Je regrette moi aussi la rigidité du règlement pour ce qui concerne les déplacements à l'étranger des missions d'information.
L'accord avec la Turquie, cela a été dit, est un accord politique, et non pas un accord contraignant. Il ne peut pas être reproductible et s'appliquer pour la Libye, par exemple. Il a été conclu avec la Turquie, car il s'agissait de répondre à l'urgence, ce qui confère d'ailleurs des circonstances atténuantes...
Mais cela ne doit pas masquer le vrai problème : l'absence de politique européenne commune en matière de migrations et d'asile. C'est pourquoi le rapport insiste à juste titre sur l'importance de rappeler l'ensemble des États membres à plus de solidarité envers les réfugiés et entre les États membres. Car si les réinstallations butent sur certaines réticences de la Turquie, elles pèchent surtout par l'absence de volontarisme des États membres de l'Union européenne.

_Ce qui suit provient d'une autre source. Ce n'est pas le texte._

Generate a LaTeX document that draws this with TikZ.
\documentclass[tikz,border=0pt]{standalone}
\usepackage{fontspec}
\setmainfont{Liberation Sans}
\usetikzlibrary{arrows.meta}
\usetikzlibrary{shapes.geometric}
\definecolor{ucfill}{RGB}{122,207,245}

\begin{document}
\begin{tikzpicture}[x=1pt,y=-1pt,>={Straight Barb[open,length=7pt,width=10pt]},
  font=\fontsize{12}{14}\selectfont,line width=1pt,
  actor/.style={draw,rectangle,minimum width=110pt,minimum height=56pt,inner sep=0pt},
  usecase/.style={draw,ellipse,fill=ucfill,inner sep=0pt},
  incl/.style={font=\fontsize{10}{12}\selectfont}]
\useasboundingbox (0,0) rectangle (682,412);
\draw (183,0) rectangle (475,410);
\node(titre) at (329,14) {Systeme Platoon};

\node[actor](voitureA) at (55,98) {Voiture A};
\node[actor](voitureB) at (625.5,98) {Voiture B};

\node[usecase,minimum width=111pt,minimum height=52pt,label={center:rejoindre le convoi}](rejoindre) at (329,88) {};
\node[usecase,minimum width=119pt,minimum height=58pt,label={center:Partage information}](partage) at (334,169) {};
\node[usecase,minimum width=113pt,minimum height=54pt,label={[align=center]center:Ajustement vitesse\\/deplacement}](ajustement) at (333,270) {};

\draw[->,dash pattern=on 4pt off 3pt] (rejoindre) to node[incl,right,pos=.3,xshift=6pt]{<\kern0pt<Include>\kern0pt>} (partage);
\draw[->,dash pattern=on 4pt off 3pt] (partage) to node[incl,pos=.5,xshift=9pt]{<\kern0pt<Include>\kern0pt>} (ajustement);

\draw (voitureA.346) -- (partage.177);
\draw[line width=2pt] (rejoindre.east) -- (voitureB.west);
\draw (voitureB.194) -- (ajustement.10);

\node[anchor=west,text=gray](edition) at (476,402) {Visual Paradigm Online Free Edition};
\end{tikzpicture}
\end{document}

J'approuve également la préconisation de séparer ce qui relève de la politique envers les réfugiés du rapport de l'Union européenne avec Turquie. Ces deux questions sont différentes. Mais, ne soyons pas dupes, la Turquie fera systématiquement en sorte de les traiter ensemble. Cette préconisation perd donc de son caractère opérationnel.
Je veux également insister sur l'importance qu'aura dans les discussions à venir la reconnaissance par la Grèce de la Turquie comme « pays tiers sûr ». Si elle ne le faisait pas, cela poserait beaucoup de problèmes.

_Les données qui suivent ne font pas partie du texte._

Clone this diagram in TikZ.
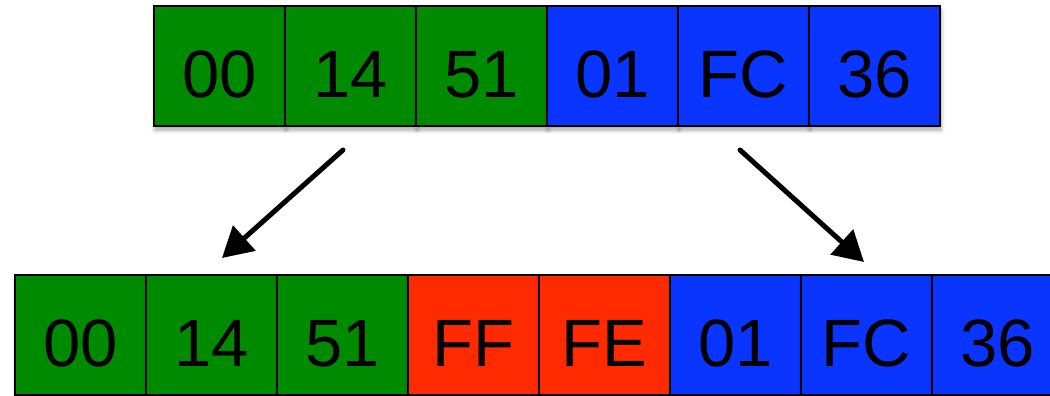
\documentclass[tikz,border=0pt]{standalone}
\usepackage{fontspec}
\setmainfont{Liberation Sans}
\usepackage{tikz}
\usetikzlibrary{positioning, arrows.meta, shadows.blur}

\definecolor{cellgreen}{HTML}{008A00}
\definecolor{cellblue}{HTML}{0A34FF}
\definecolor{cellred}{HTML}{FF2A00}

\begin{document}
\begin{tikzpicture}[x=1pt, y=1pt, on grid, node distance=131pt,
    cell/.style={draw=black, line width=1.4pt, minimum width=131pt, minimum height=120pt,
        inner sep=0pt, outer sep=0pt, text height=63pt, text depth=0pt,
        font=\fontsize{67}{70}\selectfont,
        blur shadow={shadow xshift=1pt, shadow yshift=-4pt, shadow blur steps=6, shadow blur radius=4pt, shadow opacity=35}},
    g/.style={cell, fill=cellgreen},
    b/.style={cell, fill=cellblue},
    r/.style={cell, fill=cellred},
    bigarrow/.style={line width=5pt, line cap=round, -{Triangle[length=30pt, width=33pt]}}]
        \useasboundingbox (0,0) rectangle (1050,-396);
        \clip (0,0) rectangle (1050,-396);

        % top row
        \node[g] (t00) at (219.5,-66) {00};
        \node[g] (t14) [right=of t00] {14};
        \node[g] (t51) [right=of t14] {51};
        \node[b] (t01) [right=of t51] {01};
        \node[b] (tfc) [right=of t01] {FC};
        \node[b] (t36) [right=of tfc] {36};

        % bottom row
        \node[g] (b00) at (80.5,-335) {00};
        \node[g] (b14) [right=of b00] {14};
        \node[g] (b51) [right=of b14] {51};
        \node[r] (bff) [right=of b51] {FF};
        \node[r] (bfe) [right=of bff] {FE};
        \node[b] (b01) [right=of bfe] {01};
        \node[b] (bfc) [right=of b01] {FC};
        \node[b] (b36) [right=of bfc] {36};

        \draw[bigarrow] ([shift={(-7.5,-24)}]t14.south) -- ([shift={(10.5,17)}]b14.north);
        \draw[bigarrow] ([shift={(-3.5,-24)}]tfc.south) -- ([shift={(-2.5,13)}]bfc.north);
\end{tikzpicture}
\end{document}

Par ailleurs, on ne peut dissocier la relation que nous avons avec la Turquie de celle que nous avons avec les autres pays qui supportent la présence d'un grand nombre de réfugiés. Jean-Yves Leconte l'a mentionné : l'Union européenne doit mener une réflexion sur le soutien à accorder également au Liban et à la Jordanie, faute de quoi ce qui se passe aujourd'hui avec la Turquie pourrait très bien, demain, se passer avec ces pays, qui connaissent une réelle situation de saturation.
Autre sujet, qui pourrait faire l'objet d'un ajout dans le rapport : la situation des mineurs, en particulier des mineurs isolés. Ni les Turcs ni les ONG n'ont pu nous répondre précisément sur le nombre, les situations, les mesures mises en oeuvre. En Grèce, il n'existe pas de politique de l'enfance comme c'est le cas chez nous ; on ne sait donc pas très bien dans quelles conditions ces enfants sont pris en charge. Il est probable que le nombre de mineurs isolés y est relativement important : beaucoup de familles ont été éclatées au moment du passage sur les bateaux.
Globalement, ce rapport va tout à fait dans le sens des discussions que nous avons eues au cours des auditions. Ma conclusion sera que nous avons besoin de la Turquie et que la Turquie a besoin de nous. De part et d'autre, des efforts restent à faire.